I didn’t go to work on Monday. I couldn’t stomach it.
I texted Lauren that I was sick, and I let my phone lose charge.
Tuesday passed, then Wednesday. I was certain they would fire me.
I only plugged my phone back in because my mother would probably be worried if she couldn’t reach me after I’d called her mid-workday the week before.
I did indeed have a voicemail checking in on me, as well as one from Lauren and another from Dan.
I called my mother back to assure her I was fine, had just been dealing with some weird stuff at work.
I immediately felt bad about not letting her in.
But I didn’t usually give her the details of a day on the job, never asked her advice about handling Lauren’s dry-cleaning or transporting equipment.
This was just something that had happened; it hadn’t even happened to me.
Sally Ann had died, and I was getting used to it.
I no longer shuddered into recognition—the fact of it wasn’t an avalanche that buried me anew each time I let my memory breach the past few days.

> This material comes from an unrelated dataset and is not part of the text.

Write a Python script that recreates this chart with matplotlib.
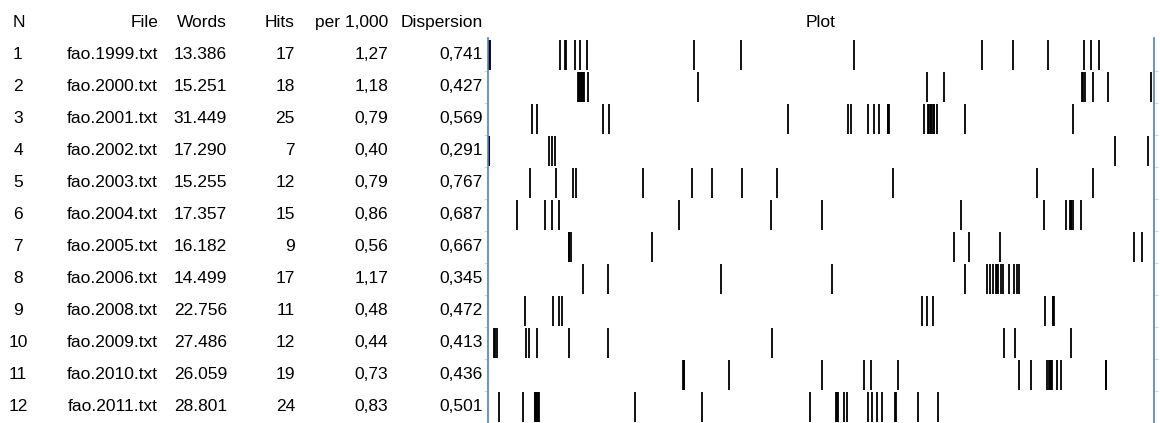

Sally Ann hadn’t gone to visit her family; she wasn’t fired.
She was nowhere; there was no more Sally Ann.
I wasn’t sure how I was ever going to be able to walk back on set.
I felt pathetic and soft and—despite Gabe’s continued insistence that I wasn’t to blame, despite the lack of police banging down my door—extremely guilty.
I was inclined to let the work voicemails go.
“They’re probably just firing me.”
“But they might not be,” Gabe said. “It’s worth at least a listen.” He was tuning a guitar. I was going to have to get back to work, if only to let him get back to work.
The first voicemail, from Lauren, was a quick heads-up that Dan was going to call. The second, from Dan, asked me to come into the main production office.
Production headquarters in Glendale was closer to Gabe’s place than my own, but I opted to head home to get an outfit that wasn’t the jeans and tee I had been wearing at the scene of the crime.
Even if they were just going to fire me, I wanted to show up professional, smelling like my own shampoo, wearing mascara.